The cyclist should really reconsider his technique for dealing with impatient motorists overtaking unsafely, which he himself describes as follows, "I was able to fend off most with a strong position and, if necessary, a slight sudden movement further out." The "strong position" is fine, but the "sudden movement" is just a phenomenally bad idea. One of the reasons for riding well clear of the verge/kerb is so that you can hold a steady line and not have to swerve about to avoid most potholes and sunken drains. And in the video his last-second change of road position wasn't so slight, in my opinion. It absolutely does not excuse any of the driver's actions, but just in case anyone reading this thinks that is the way to ride safely: no, no, no, no, a thousand times no.
Just to reiterate, the driver is clearly a psychopath, the cyclist seems to be a slightly foolish man harming nobody except potentially himself, and any justice system that hands out merely a fine in a case such as this is a bad joke. But that's just my opinion, I don't want to start a pointless belligerent argument, I'm sure a certain someone will be along soon to do that.
Can't you get a bigger fine than that for not having a bell on your bike in Australia.
Driving a huge SUV, carrying a big knife with him with which he makes ninja moves. He is THE man!!!!
The fine is indeed silly. But they have the Crocodile Dundee there (you know "That's not a knife, this a knife"), so carrying tactical knives in Australia must be a manhood ritual.
It was bad driving, then an unacceptable degree of anger from the driver, who was in the wrong. That should be punished, but then wielding a knife like that should lead to a prison sentence.
The fact that there is no consequence for these actions leads people to conclude (rightly) that it's the wild west out there on the roads, and the most angry and violent person will win.
If I pulled a knife on a cop or a judge I'd get jail time. Simple as.
Rumour has it, the driver *is* a cop hence the lenient sentence and no name.
And likely tasered or shot.
Fine will actually hurt him. That's about 750 quid. If it happened here he'd probably just get a caution and that'd be the end of it.
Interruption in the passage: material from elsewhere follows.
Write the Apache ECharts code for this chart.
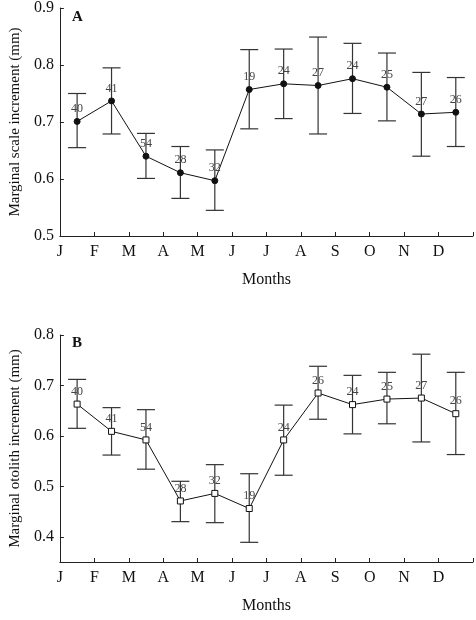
<!DOCTYPE html><html><head><meta charset="utf-8">
<script src="https://cdn.jsdelivr.net/npm/echarts@6/dist/echarts.min.js"></script>
<style>html,body{margin:0;padding:0;background:#fff}#c{width:476px;height:620px}</style></head><body><div id="c"></div>
<script>
const months=['J','F','M','A','M','J','J','A','S','O','N','D'];
const scaleMean=[0.701,0.737,0.640,0.611,0.597,0.757,0.767,0.764,0.776,0.761,0.714,0.717];
const scaleLo=[0.655,0.679,0.601,0.566,0.545,0.688,0.706,0.679,0.715,0.702,0.640,0.657];
const scaleHi=[0.750,0.795,0.680,0.657,0.651,0.827,0.828,0.849,0.838,0.821,0.787,0.778];
const scaleN=[40,41,54,28,32,19,24,27,24,25,27,26];
const otoMean=[0.663,0.609,0.592,0.471,0.486,0.456,0.592,0.685,0.662,0.673,0.675,0.644];
const otoLo=[0.615,0.562,0.534,0.430,0.428,0.389,0.522,0.633,0.604,0.624,0.588,0.563];
const otoHi=[0.712,0.656,0.652,0.510,0.543,0.525,0.661,0.738,0.720,0.726,0.762,0.726];
const otoN=[40,41,54,28,32,19,24,26,24,25,27,26];
const F='Liberation Serif';
const ch=echarts.init(document.getElementById('c'));
function xAx(gi){return {type:'value',gridIndex:gi,min:0,max:12,interval:1,
 name:'Months',nameLocation:'middle',nameGap:36,nameTextStyle:{fontFamily:F,fontSize:16,color:'#111'},
 axisLine:{lineStyle:{color:'#222'}},axisTick:{inside:true,length:4,lineStyle:{color:'#222'}},splitLine:{show:false},
 axisLabel:{fontFamily:F,fontSize:16,color:'#111',margin:8,formatter:v=>months[v]||''}};}
function yAx(gi,min,max,name,custom){const a={type:'value',gridIndex:gi,min:min,max:max,
 name:name,nameLocation:'middle',nameGap:35,nameTextStyle:{fontFamily:F,fontSize:15,color:'#111'},
 axisLine:{show:true,lineStyle:{color:'#222'}},axisTick:{show:true,inside:true,length:4,lineStyle:{color:'#222'}},splitLine:{show:false},
 axisLabel:{fontFamily:F,fontSize:16,color:'#111',margin:6,formatter:v=>v.toFixed(1)}};
 if(custom){a.axisLabel.customValues=custom;a.axisTick.customValues=custom;}else a.interval=0.1;return a;}
function series(gi,mean,lo,hi,n,sym,fill){
 const pts=mean.map((v,i)=>[i+0.5,v]);
 return [
 {type:'custom',xAxisIndex:gi,yAxisIndex:gi,data:mean.map((v,i)=>[i+0.5,lo[i],hi[i]]),z:2,
  renderItem:(p,api)=>{const a=api.coord([api.value(0),api.value(1)]),b=api.coord([api.value(0),api.value(2)]);const w=9;
   const st={stroke:'#333',lineWidth:1.2};
   return {type:'group',children:[{type:'line',shape:{x1:a[0],y1:a[1],x2:b[0],y2:b[1]},style:st},
    {type:'line',shape:{x1:a[0]-w,y1:a[1],x2:a[0]+w,y2:a[1]},style:st},
    {type:'line',shape:{x1:b[0]-w,y1:b[1],x2:b[0]+w,y2:b[1]},style:st}]};}},
 {type:'line',xAxisIndex:gi,yAxisIndex:gi,data:pts,symbol:sym,symbolSize:sym==='circle'?6:6,z:3,
  lineStyle:{color:'#111',width:1},itemStyle:{color:fill,borderColor:'#111',borderWidth:1},
  label:{show:true,position:'top',distance:3,fontFamily:F,fontSize:12,color:'#444',formatter:p=>n[p.dataIndex]}}];}
ch.setOption({animation:false,
 grid:[{left:49,right:2,top:8,height:228},{left:49,right:2,top:335,height:227}],
 xAxis:[xAx(0),xAx(1)],
 yAxis:[yAx(0,0.5,0.9,'Marginal scale increment (mm)'),yAx(1,0.35,0.8,'Marginal otolith increment (mm)',[0.4,0.5,0.6,0.7,0.8])],
 graphic:[{type:'text',left:72,top:10,style:{text:'A',font:'bold 15px "Liberation Serif"',fill:'#111'}},
  {type:'text',left:72,top:336,style:{text:'B',font:'bold 15px "Liberation Serif"',fill:'#111'}}],
 series:[...series(0,scaleMean,scaleLo,scaleHi,scaleN,'circle','#111'),...series(1,otoMean,otoLo,otoHi,otoN,'rect','#fff')]});
</script></body></html>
Pathetic how the legal system treats situations like this. Fine should be bigger with some of that fine going to the cyclist as comp, and the rest to the police to cover their costs in handling it.
Actually if it happened here as clearly as that it would be straight to jail. Sentencing guidelines are pretty clear.
You are evidently an optimist whose faith in the system has not yet been impaired.
If this happened in Leeds, it would take a lot of complaining to get the police to investigate it, then more pressure to get them to arrsest anyone, and then even more to get them to refer it to the CPS, who would ignore it.
Getting any sentence at all would be a major uphill struggle with every official at every stage in the process combining "nobody was inured" with "the victim was ONLY a cyclist".
Viz. the baseball bat guy, where the cops stated that they had seen the video but were not investigating.
I don't know which is more outrageous - the driver's homicidal actions, or the pathetic penalty he received for them.
Australia looks like a truly awful place to be a cyclist. Again.